## [Your objective]
Find and return each line containing "this".

## [Data to use]
(begin)

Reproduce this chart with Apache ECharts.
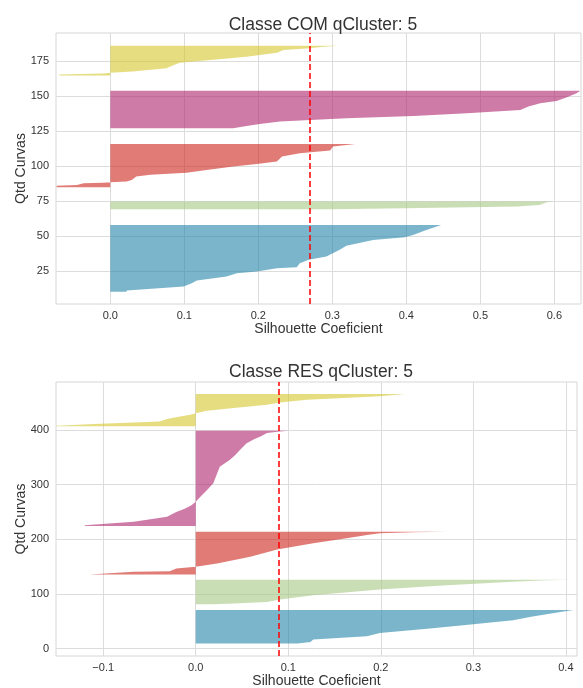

(end)
(begin)

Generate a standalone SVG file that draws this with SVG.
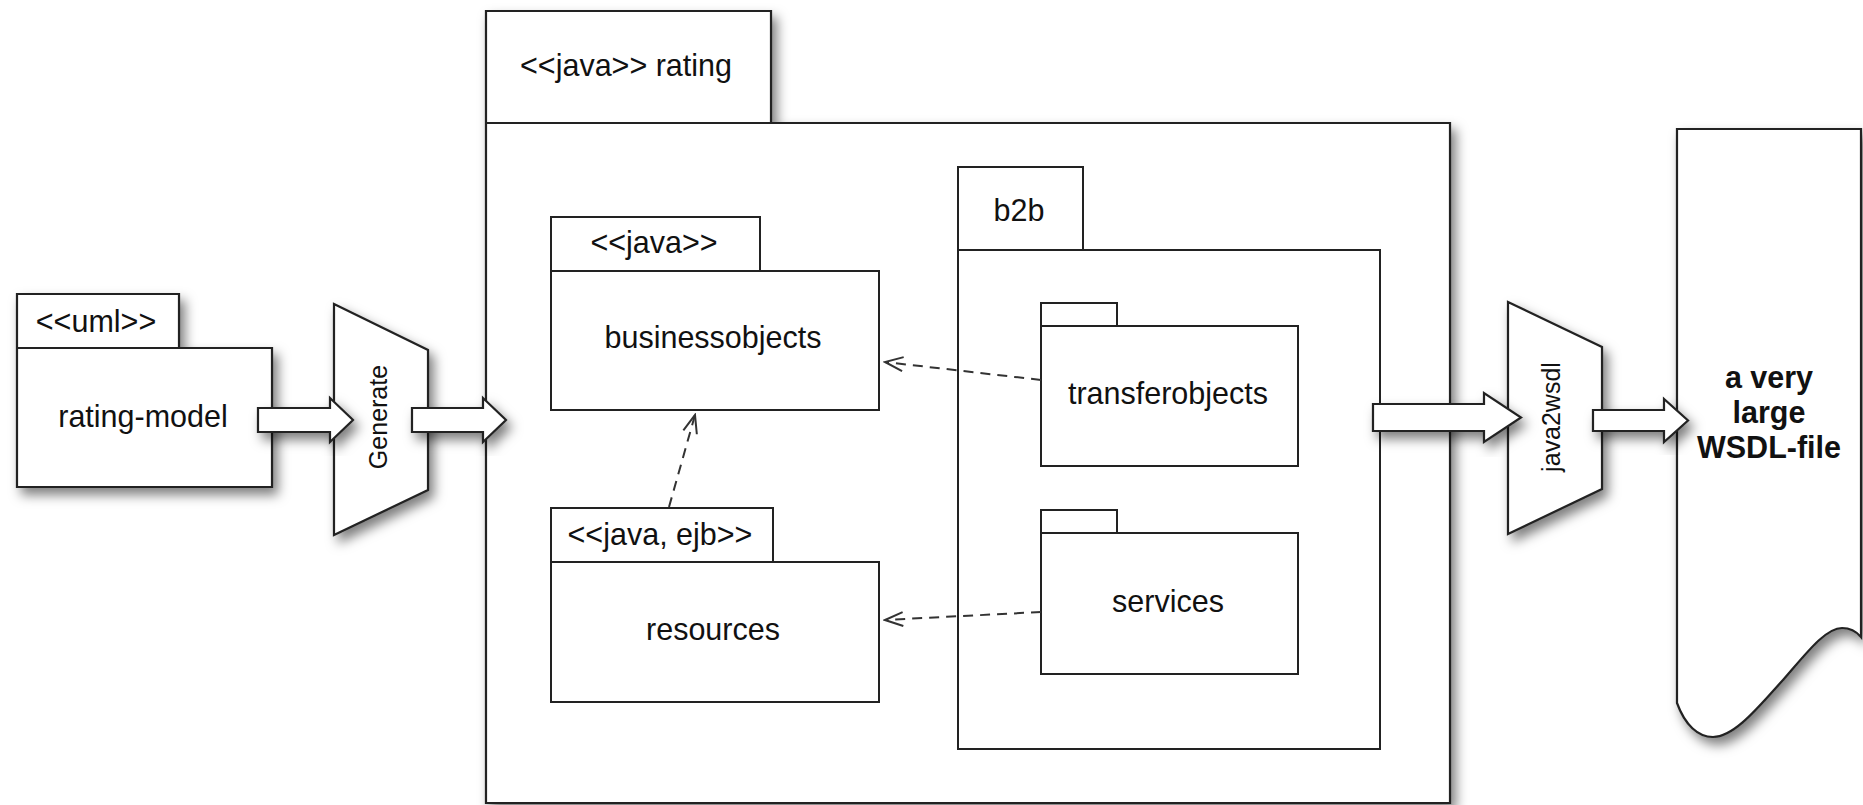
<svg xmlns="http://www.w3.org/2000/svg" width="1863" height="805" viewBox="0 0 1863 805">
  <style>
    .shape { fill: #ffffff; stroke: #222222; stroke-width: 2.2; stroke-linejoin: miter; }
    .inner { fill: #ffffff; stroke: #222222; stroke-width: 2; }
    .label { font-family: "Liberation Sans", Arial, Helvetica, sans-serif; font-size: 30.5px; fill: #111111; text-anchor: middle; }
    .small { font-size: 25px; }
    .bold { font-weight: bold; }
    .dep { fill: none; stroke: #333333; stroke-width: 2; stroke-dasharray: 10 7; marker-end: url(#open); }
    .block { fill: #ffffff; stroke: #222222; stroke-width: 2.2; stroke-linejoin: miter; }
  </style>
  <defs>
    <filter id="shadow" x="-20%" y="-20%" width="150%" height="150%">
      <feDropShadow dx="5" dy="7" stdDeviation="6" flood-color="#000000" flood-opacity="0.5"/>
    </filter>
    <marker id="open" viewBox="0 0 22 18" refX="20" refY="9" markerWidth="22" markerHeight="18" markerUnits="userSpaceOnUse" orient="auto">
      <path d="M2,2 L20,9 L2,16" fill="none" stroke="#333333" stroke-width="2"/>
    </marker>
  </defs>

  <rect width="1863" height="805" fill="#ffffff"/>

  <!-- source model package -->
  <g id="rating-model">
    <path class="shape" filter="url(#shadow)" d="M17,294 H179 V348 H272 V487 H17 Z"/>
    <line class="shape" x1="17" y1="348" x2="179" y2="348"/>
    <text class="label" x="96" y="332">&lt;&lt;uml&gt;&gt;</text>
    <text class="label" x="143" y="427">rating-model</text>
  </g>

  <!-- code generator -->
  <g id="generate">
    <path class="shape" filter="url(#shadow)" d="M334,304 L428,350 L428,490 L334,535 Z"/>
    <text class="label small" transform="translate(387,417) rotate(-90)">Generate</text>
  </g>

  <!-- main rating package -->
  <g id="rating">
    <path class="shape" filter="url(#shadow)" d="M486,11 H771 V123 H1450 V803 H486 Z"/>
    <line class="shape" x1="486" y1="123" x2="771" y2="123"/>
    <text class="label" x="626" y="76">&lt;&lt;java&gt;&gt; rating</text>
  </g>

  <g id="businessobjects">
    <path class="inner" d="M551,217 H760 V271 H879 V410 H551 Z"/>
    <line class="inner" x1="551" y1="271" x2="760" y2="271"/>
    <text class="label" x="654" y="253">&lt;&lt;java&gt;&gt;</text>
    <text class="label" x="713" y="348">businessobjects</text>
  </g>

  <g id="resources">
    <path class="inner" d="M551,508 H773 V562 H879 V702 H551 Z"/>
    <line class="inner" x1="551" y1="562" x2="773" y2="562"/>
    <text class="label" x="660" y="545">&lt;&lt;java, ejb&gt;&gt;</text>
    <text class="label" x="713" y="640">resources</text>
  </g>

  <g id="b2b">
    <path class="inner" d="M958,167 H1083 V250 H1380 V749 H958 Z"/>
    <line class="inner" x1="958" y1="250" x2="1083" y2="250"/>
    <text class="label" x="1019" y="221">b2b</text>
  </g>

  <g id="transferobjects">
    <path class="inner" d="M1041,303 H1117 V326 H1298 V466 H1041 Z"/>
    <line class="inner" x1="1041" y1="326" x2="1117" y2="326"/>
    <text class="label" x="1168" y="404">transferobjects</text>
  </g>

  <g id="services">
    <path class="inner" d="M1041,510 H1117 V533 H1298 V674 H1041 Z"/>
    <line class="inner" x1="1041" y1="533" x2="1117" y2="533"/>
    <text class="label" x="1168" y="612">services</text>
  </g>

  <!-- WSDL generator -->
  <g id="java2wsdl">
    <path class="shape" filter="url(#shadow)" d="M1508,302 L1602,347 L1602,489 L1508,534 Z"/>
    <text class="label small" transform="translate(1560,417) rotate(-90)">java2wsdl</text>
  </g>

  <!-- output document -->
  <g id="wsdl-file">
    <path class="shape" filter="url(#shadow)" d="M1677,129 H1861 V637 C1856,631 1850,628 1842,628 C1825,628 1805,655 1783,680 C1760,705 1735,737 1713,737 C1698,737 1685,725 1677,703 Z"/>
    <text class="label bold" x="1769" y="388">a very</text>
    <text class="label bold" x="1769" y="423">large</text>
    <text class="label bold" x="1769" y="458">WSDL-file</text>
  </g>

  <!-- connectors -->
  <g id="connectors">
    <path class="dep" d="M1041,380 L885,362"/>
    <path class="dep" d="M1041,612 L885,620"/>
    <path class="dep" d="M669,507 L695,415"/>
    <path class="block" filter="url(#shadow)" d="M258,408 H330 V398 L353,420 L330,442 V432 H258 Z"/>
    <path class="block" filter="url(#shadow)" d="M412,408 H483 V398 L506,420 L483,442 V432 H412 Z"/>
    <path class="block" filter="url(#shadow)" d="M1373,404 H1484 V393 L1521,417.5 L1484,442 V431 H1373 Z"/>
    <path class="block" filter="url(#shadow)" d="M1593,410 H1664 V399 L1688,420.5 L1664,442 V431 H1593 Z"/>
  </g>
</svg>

(end)

## [Exercise answer]
Reproduce this chart with Apache ECharts.
Generate a standalone SVG file that draws this with SVG.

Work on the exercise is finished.